Textuality » 5BLS Interacting
THE RELUCTANT FUNDAMENTALIST
Chapters analysis
The text I’m going to analyze is the novel by Mohsin Hamid, The Reluctant Fundamentalist. It is a narrative text about a young Pakistani ‘s personal story, Changez, who followed “the American dream.
The novel is arranged into 12 chapters each with a different function.
First chapter opens in medias res: it introduces the protagonist’s monologue and sets the main points if the novel. The relevant information that comes across reading the text is that Changez comes from Lahore, Pakistan and that he is speaking to an American man. The reader can easily understand protagonist’s smartness because of his ability on reading between lines and grasping details.
It is interesting to reflect upon the discourse, that is, the narrative design of the story in The reluctant fundamentalist: the reader has access to information from a unique point of view, that is the protagonist’s one. By using the monologue technique, the narrator seems to speak directly to us. At the same time the novelist presents to us a restricted point of view, the Pakistani’s one, while the American interlocutor is silenced.
Second chapter Changez tells his interlocutor about Erica and the beginning of their relationship.
The following chapter better presents the setting: a café in Lahore, Pakistan.
Changez perfectly adapts to New York City. Despite and at the same time because of his foreign outer appearance, he is part of this multicultural city.
Forth chapter describes Changez’s dinner at Erica’s flat and the developing of their relationship. During the dinner Erica’s father automatically identifies Changez as Muslim and therefore as a non-drinker. The reader may guess the novelcan be read as questioning identity deduction from outer identification of a person.
In fifth chapter is the reader comes to know about Changez’s first business trip in the Philippines. It is important to notice how he feels more closer to his Filipino driver than to his colleagues: Changez’s difficulty to live his true identity comes to surface. It becomes clear that the protagonist cannot reconcile his Pakistani-self and his social role as employee at Underwood Samson.
During his permanence in Philippines the twin tower of the World Trade Center collapsed and Changez perceives the notice smiling: Changez “was caught up in the symbolism of it all, the fact that someone had so visibly brought America to her knees”. The Pakinstani identity becomes to result more relevant.
In Sixth chapter Erica tells Changez about her dead boyfriend, Chris. Their attempt at love making fails and Chagez offers himself to impersonate Chris: he is hiding his personal identity and he has to take on the persona of Chris.
Chapters seven and eight : after 9/11 America is insecure: people is fearful and suspicious about “Arabs” . Afghanistan being bombed: Changez becomes more conscious of his personal identity and find an end to his identity crisis.
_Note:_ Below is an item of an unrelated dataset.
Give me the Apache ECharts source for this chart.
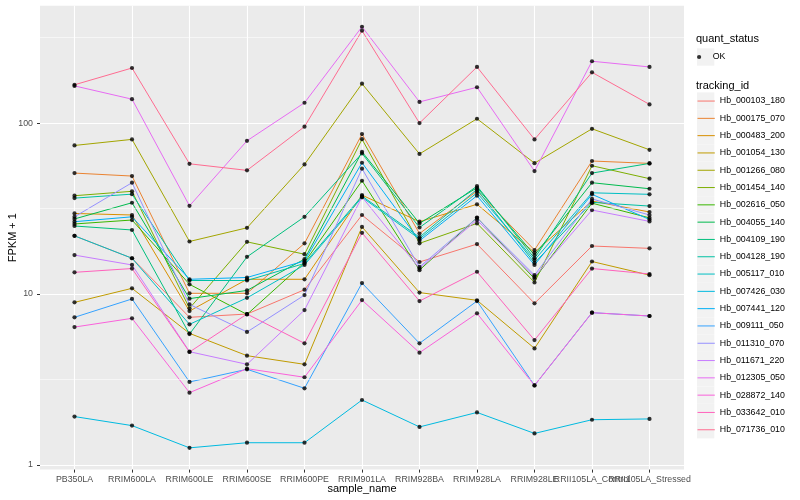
<!DOCTYPE html>
<html><head><meta charset="utf-8">
<script src="https://cdn.jsdelivr.net/npm/echarts@6/dist/echarts.min.js"></script>
<style>html,body{margin:0;padding:0;background:#fff}#c{width:800px;height:500px}</style>
</head><body><div id="c"></div>
<script>
const categories = ['PB350LA','RRIM600LA','RRIM600LE','RRIM600SE','RRIM600PE','RRIM901LA','RRIM928BA','RRIM928LA','RRIM928LE','RRII105LA_Control','RRII105LA_Stressed'];
const trackingIds = ['Hb_000103_180','Hb_000175_070','Hb_000483_200','Hb_001054_130','Hb_001266_080','Hb_001454_140','Hb_002616_050','Hb_004055_140','Hb_004109_190','Hb_004128_190','Hb_005117_010','Hb_007426_030','Hb_007441_120','Hb_009111_050','Hb_011310_070','Hb_011671_220','Hb_012305_050','Hb_028872_140','Hb_033642_010','Hb_071736_010'];
const colors = ['#F8766D','#EA8331','#D89000','#C09B00','#A3A500','#7CAE00','#39B600','#00BB4E','#00BF7D','#00C1A3','#00BFC4','#00BAE0','#00B0F6','#35A2FF','#9590FF','#C77CFF','#E76BF3','#FA62DB','#FF62BC','#FF6C91'];

// FPKM + 1 per sample, in the order of categories
const Hb_000103_180 = [21.9, 16.2, 7.31, 7.64, 10.6, 29, 15.4, 19.6, 8.82, 19.1, 18.5];
const Hb_000175_070 = [51, 49, 10.1, 10.1, 19.8, 86.2, 22.6, 40.0, 18.1, 60, 58.1];
const Hb_000483_200 = [29.6, 29, 7.95, 12.2, 12.2, 37.9, 26.5, 33.5, 17.5, 35, 30.2];
const Hb_001054_130 = [8.94, 10.8, 5.89, 4.36, 3.88, 24.7, 10.2, 9.19, 4.81, 15.5, 12.9];
const Hb_001266_080 = [74, 80.3, 20.3, 24.4, 57.3, 170, 66, 106, 58.3, 92.6, 69.8];
const Hb_001454_140 = [37.6, 39.9, 8.25, 20.2, 17.1, 80.5, 19.8, 25.9, 11.7, 56.3, 47.3];
const Hb_002616_050 = [25.7, 27.1, 11.4, 7.6, 15.3, 46, 13.8, 28, 12.3, 34, 27.9];
const Hb_004055_140 = [27.5, 34.2, 9.4, 10.5, 16.0, 67.9, 25.9, 41.9, 16.9, 44.8, 41.3];
const Hb_004109_190 = [25.0, 23.7, 5.83, 16.5, 28.3, 66.5, 24.5, 42.8, 16.2, 51, 58.1];
const Hb_004128_190 = [36.4, 38.4, 12.0, 12.0, 15.1, 37.4, 21.5, 41, 15.2, 34.4, 32.7];
const Hb_005117_010 = [21.9, 16.2, 6.65, 9.5, 14.8, 36.8, 21.0, 39.1, 15.8, 39.1, 38.3];
const Hb_007426_030 = [1.92, 1.70, 1.26, 1.35, 1.35, 2.40, 1.67, 2.03, 1.53, 1.84, 1.86];
const Hb_007441_120 = [26.5, 28.3, 12.2, 12.5, 15.6, 58.6, 20.5, 37.6, 14.8, 38.3, 27.3];
const Hb_009111_050 = [7.31, 9.36, 3.06, 3.63, 2.81, 11.6, 5.15, 9.1, 2.92, 7.78, 7.44];
const Hb_011310_070 = [28.3, 44.8, 8.7, 6.0, 9.86, 54.1, 14.4, 27.9, 12.9, 36, 29];
const Hb_011671_220 = [16.9, 14.8, 4.6, 3.88, 8.06, 37, 14.1, 27.1, 12.6, 31, 26.6];
const Hb_012305_050 = [165, 138, 32.8, 78.8, 131.5, 366, 133, 162, 52.4, 230, 213];
const Hb_028872_140 = [6.41, 7.21, 2.65, 3.66, 3.26, 9.22, 4.54, 7.71, 2.92, 7.78, 7.44];
const Hb_033642_010 = [13.4, 14.1, 4.58, 7.64, 5.15, 22.8, 9.1, 13.5, 5.38, 14.1, 13.1];
const Hb_071736_010 = [167.5, 210, 57.8, 52.9, 95.3, 347, 100, 213, 80.3, 198, 128.6];

const seriesValues = [Hb_000103_180, Hb_000175_070, Hb_000483_200, Hb_001054_130, Hb_001266_080, Hb_001454_140, Hb_002616_050, Hb_004055_140, Hb_004109_190, Hb_004128_190, Hb_005117_010, Hb_007426_030, Hb_007441_120, Hb_009111_050, Hb_011310_070, Hb_011671_220, Hb_012305_050, Hb_028872_140, Hb_033642_010, Hb_071736_010];

const yTicks = [1, 10, 100];
const minorBreaks = [3.162, 31.62, 316.2];
const quantStatus = 'OK';

const FONT = 'Liberation Sans, Arial, sans-serif';
const catIdx = categories.map((c, i) => i);
const evenIdx = catIdx.filter(i => i % 2 === 0);
const oddIdx = catIdx.filter(i => i % 2 === 1);

const chart = echarts.init(document.getElementById('c'), null, {renderer: 'canvas'});

const series = [];
series.push({
  type: 'line', name: '_minor', data: [], z: 1, silent: true,
  markLine: {
    silent: true, symbol: ['none', 'none'], label: {show: false},
    lineStyle: {color: '#FFFFFF', width: 0.55, type: 'solid'},
    emphasis: {disabled: true},
    data: minorBreaks.map(v => ({yAxis: v}))
  }
});
trackingIds.forEach((id, k) => {
  series.push({
    type: 'line', name: id, color: colors[k],
    data: seriesValues[k].map((v, i) => [i, v]),
    symbol: 'none', lineStyle: {width: 1, color: colors[k]},
    z: 2, silent: true, emphasis: {disabled: true}
  });
});
const allPoints = [];
seriesValues.forEach(vals => vals.forEach((v, i) => allPoints.push([i, v])));
series.push({
  type: 'scatter', name: quantStatus, data: allPoints,
  symbol: 'circle', symbolSize: 4.2, itemStyle: {color: '#000000'},
  z: 3, silent: true, emphasis: {disabled: true}
});

const keySize = 17.3;
const legendLeft = 697;
const trackTop = 92.4;
const graphics = [
  {type: 'text', left: 696, top: 33.5, style: {text: 'quant_status', font: '11px ' + FONT, fill: '#000'}},
  {type: 'rect', shape: {x: legendLeft, y: 48.35, width: keySize, height: keySize}, style: {fill: '#F2F2F2'}, z: -1},
  {type: 'text', left: 696, top: 80.5, style: {text: 'tracking_id', font: '11px ' + FONT, fill: '#000'}}
];
trackingIds.forEach((id, k) => {
  graphics.push({type: 'rect', shape: {x: legendLeft, y: trackTop + k * keySize, width: keySize, height: keySize}, style: {fill: '#F2F2F2'}, z: -1});
});

const xLabelCommon = {show: true, color: '#4D4D4D', fontSize: 8.8, margin: 5, fontFamily: FONT,
  showMinLabel: true, showMaxLabel: true, hideOverlap: false,
  formatter: v => categories[Math.round(v)] || ''};

chart.setOption({
  animation: false,
  backgroundColor: '#FFFFFF',
  textStyle: {fontFamily: FONT},
  grid: {left: 40, top: 5.7, width: 644, height: 463.9, show: true, backgroundColor: '#EBEBEB', borderWidth: 0,
    containLabel: false, outerBoundsMode: 'none'},
  xAxis: [{
    type: 'value', min: -0.6, max: 10.6, position: 'bottom',
    name: 'sample_name', nameLocation: 'middle', nameGap: 14, nameMoveOverlap: false,
    nameTextStyle: {fontSize: 11, color: '#000', fontFamily: FONT},
    axisLine: {show: false, onZero: false},
    axisTick: {show: true, length: 3, lineStyle: {color: '#333333', width: 1}, customValues: catIdx},
    axisLabel: Object.assign({customValues: evenIdx}, xLabelCommon),
    splitLine: {show: true, lineStyle: {color: '#FFFFFF', width: 1.1}}
  }, {
    type: 'value', min: -0.6, max: 10.6, position: 'bottom', offset: 0,
    axisLine: {show: false, onZero: false},
    axisTick: {show: false, customValues: oddIdx},
    axisLabel: Object.assign({customValues: oddIdx}, xLabelCommon),
    splitLine: {show: false}
  }],
  yAxis: {
    type: 'log', logBase: 10, min: 0.94, max: 486, position: 'left',
    name: 'FPKM + 1', nameLocation: 'middle', nameGap: 22, nameMoveOverlap: false,
    nameTextStyle: {fontSize: 11, color: '#000', fontFamily: FONT},
    axisLine: {show: false, onZero: false},
    axisTick: {show: true, length: 3, lineStyle: {color: '#333333', width: 1}, customValues: yTicks},
    axisLabel: {show: true, customValues: yTicks, color: '#4D4D4D', fontSize: 8.8, margin: 7, fontFamily: FONT,
      showMinLabel: true, showMaxLabel: true,
      formatter: v => String(v)},
    splitLine: {show: true, lineStyle: {color: '#FFFFFF', width: 1.1}},
    minorSplitLine: {show: false}
  },
  legend: [
    {
      data: [{name: quantStatus, icon: 'circle'}], orient: 'vertical', left: legendLeft, top: 48.35, padding: 0,
      itemWidth: keySize, itemHeight: 4.2, itemGap: 0, selectedMode: false,
      textStyle: {fontSize: 8.8, color: '#000', fontFamily: FONT, lineHeight: keySize},
      itemStyle: {color: '#000000'}
    },
    {
      data: trackingIds, orient: 'vertical', left: legendLeft, top: trackTop, padding: 0,
      itemWidth: keySize, itemHeight: keySize, itemGap: 0, selectedMode: false,
      textStyle: {fontSize: 8.8, color: '#000', fontFamily: FONT, lineHeight: keySize},
      itemStyle: {opacity: 0}, lineStyle: {width: 1}
    }
  ],
  graphic: graphics,
  series: series
});
</script>
</body></html>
Erica falls into depression.
Chapter 9: Changez comes back to his family house and homeland and he felt like he was abandoning them when he returns to America. He did not shave his beard off for return: it becomes clear that the beard is of special importance to the narrative the reader understands its symbolism: it is a symbol of protest, a symbol of his identity, or perhaps to remind himself of the reality he had just left behind.
Chapter 10: the narrator meets Juan Bautista the chief of the publishing company they are valuing. Changez can’t focus and in the end he gives up and is sent back, in disgrace, to New York.
In the last two chapters Changez has a more critical vision of US activities and attitudes-traditional. Changez leaves America nad returns to Pakistan and works as a university lecturer. He seems to be increasingly opposed to American actions and he is surrounded by energetic young students who are interested in Pakistan’s future.
The frame tale then becomes at the end the center of attention, as it is left open if it is the interlocutor who will trap the narrator or vice versa.
The conception of the story thus conveys a feeling of ambiguity and confusion, because it does not explicitly tell the reader who the good or the bad guy is and whom to believe: the narrator or the American interlocutor? One could argue that this is the central question and point of the novel; that it tells the reader not to jump to conclusions from already acquired stereotypical knowledge.